Required work: Check each line of the listing below for the string "matplotlib", and copy the ones that have it.

Supplied information:
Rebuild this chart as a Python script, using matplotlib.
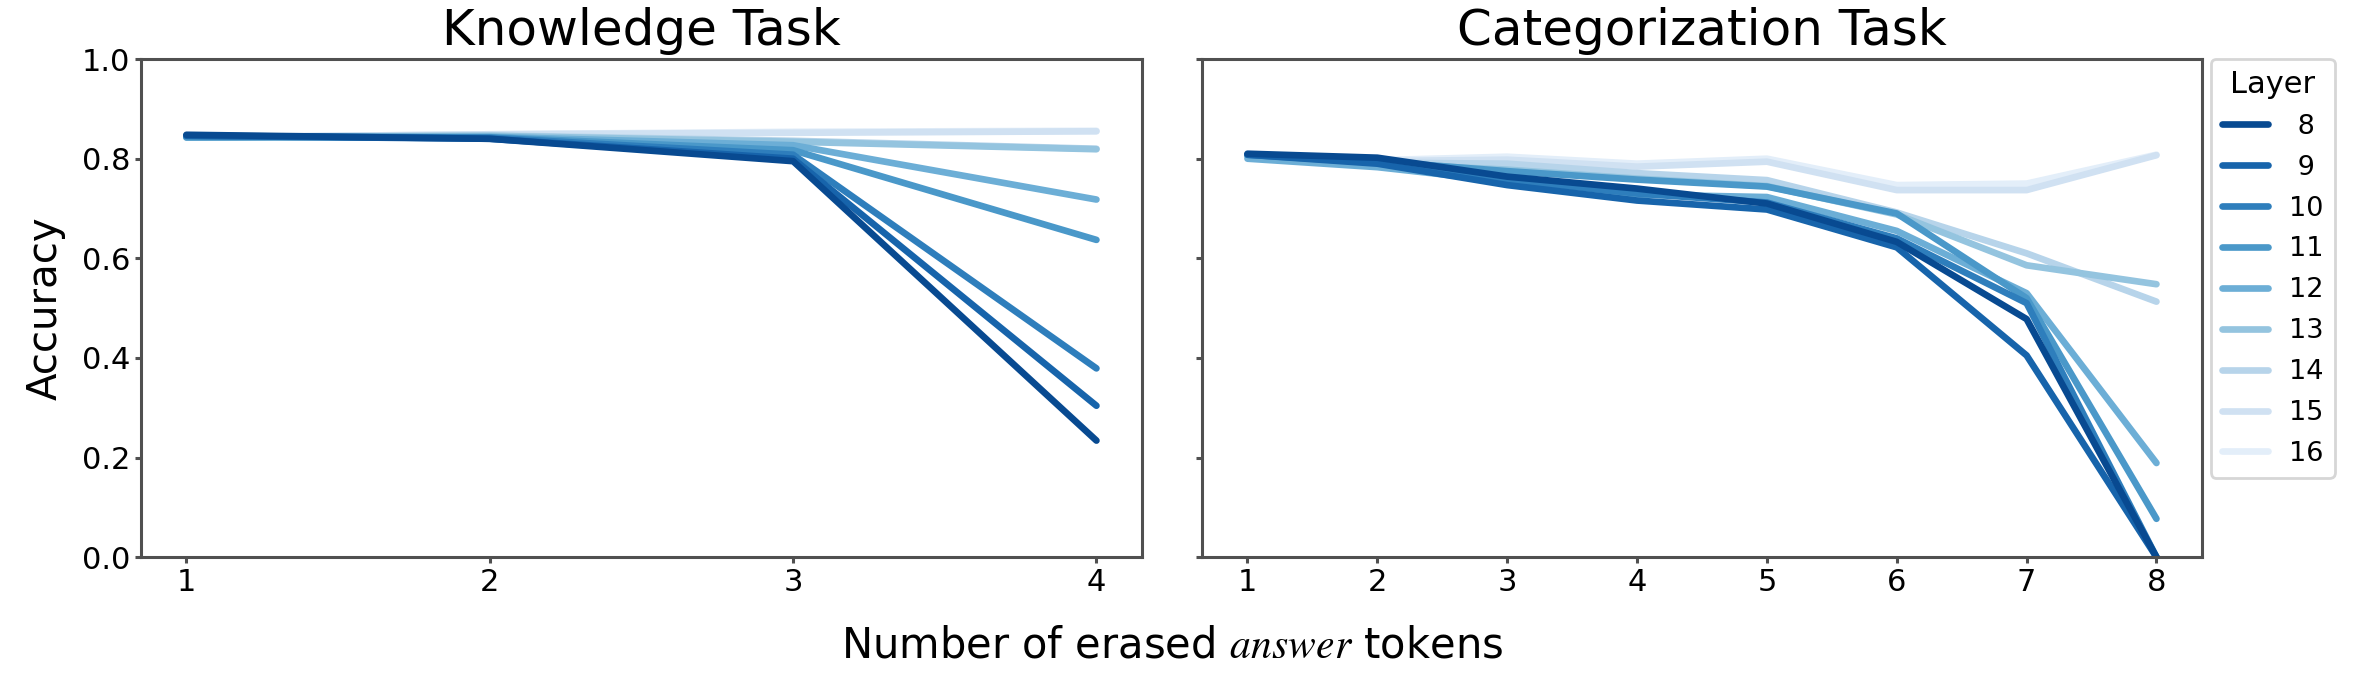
import numpy as np
import matplotlib
matplotlib.use("Agg")
import matplotlib.pyplot as plt
import seaborn as sns

plt.rcParams['font.family'] = ['DejaVu Sans']
plt.rcParams['mathtext.fontset'] = 'stix'

layers = [8, 9, 10, 11, 12, 13, 14, 15, 16]

# Knowledge task: accuracy vs number of erased answer tokens (1..4)
knowledge_x = [1, 2, 3, 4]
knowledge_acc = {
    8:  [0.848, 0.840, 0.795, 0.234],
    9:  [0.846, 0.840, 0.800, 0.304],
    10: [0.846, 0.842, 0.808, 0.379],
    11: [0.843, 0.843, 0.817, 0.637],
    12: [0.843, 0.844, 0.827, 0.718],
    13: [0.843, 0.846, 0.834, 0.819],
    14: [0.843, 0.847, 0.836, 0.820],
    15: [0.843, 0.849, 0.852, 0.855],
    16: [0.843, 0.849, 0.854, 0.856],
}

# Categorization task (1..8)
categ_x = [1, 2, 3, 4, 5, 6, 7, 8]
categ_acc = {
    8:  [0.810, 0.802, 0.764, 0.740, 0.710, 0.633, 0.478, 0.000],
    9:  [0.808, 0.790, 0.747, 0.716, 0.698, 0.622, 0.405, 0.000],
    10: [0.808, 0.792, 0.758, 0.730, 0.712, 0.640, 0.510, 0.000],
    11: [0.808, 0.795, 0.775, 0.758, 0.744, 0.690, 0.520, 0.077],
    12: [0.800, 0.783, 0.754, 0.728, 0.723, 0.655, 0.530, 0.189],
    13: [0.805, 0.790, 0.778, 0.760, 0.745, 0.688, 0.586, 0.548],
    14: [0.806, 0.792, 0.790, 0.771, 0.757, 0.692, 0.610, 0.513],
    15: [0.806, 0.795, 0.798, 0.784, 0.794, 0.737, 0.737, 0.807],
    16: [0.806, 0.797, 0.804, 0.790, 0.800, 0.747, 0.750, 0.808],
}

colors = dict(zip(layers, sns.color_palette("Blues_r", len(layers))))

fig = plt.figure(figsize=(23.56, 6.87), dpi=100)
ax1 = fig.add_axes([0.0598, 0.189, 0.4249, 0.725])
ax2 = fig.add_axes([0.5102, 0.189, 0.4244, 0.725], sharey=ax1)

spine_col = '#505050'
for ax, xs, data, title in [(ax1, knowledge_x, knowledge_acc, 'Knowledge Task'),
                            (ax2, categ_x, categ_acc, 'Categorization Task')]:
    # darkest layer drawn last so it sits on top
    for layer in reversed(layers):
        ax.plot(xs, data[layer], color=colors[layer], lw=4.8,
                solid_capstyle='round', label=f"{layer:>2}")
    ax.set_title(title, fontsize=36, pad=10)
    ax.set_xticks(xs)
    ax.set_ylim(0, 1.0)
    ax.set_yticks(np.arange(0, 1.01, 0.2))
    for sp in ax.spines.values():
        sp.set_color(spine_col)
        sp.set_linewidth(2.2)
    ax.tick_params(axis='both', labelsize=22, color=spine_col, width=2.2, length=4)

ax2.tick_params(axis='y', labelleft=False)
ax1.set_ylabel('Accuracy', fontsize=29, labelpad=12)

fig.text(0.4974, 0.06, r'Number of erased $\mathit{answer}$ tokens', fontsize=30,
         ha='center', va='center')

handles, labels = ax2.get_legend_handles_labels()
handles, labels = handles[::-1], labels[::-1]
leg = ax2.legend(handles, labels, title='Layer', loc='upper left',
                 bbox_to_anchor=(1.009, 1.0), borderaxespad=0, fontsize=19.5,
                 title_fontsize=22, handlelength=1.7, labelspacing=0.55,
                 frameon=True, fancybox=True)
leg.get_frame().set_linewidth(2)

fig.savefig('out.png', dpi=100)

Reply to the task:
Rebuild this chart as a Python script, using matplotlib.
import matplotlib
matplotlib.use("Agg")
import matplotlib.pyplot as plt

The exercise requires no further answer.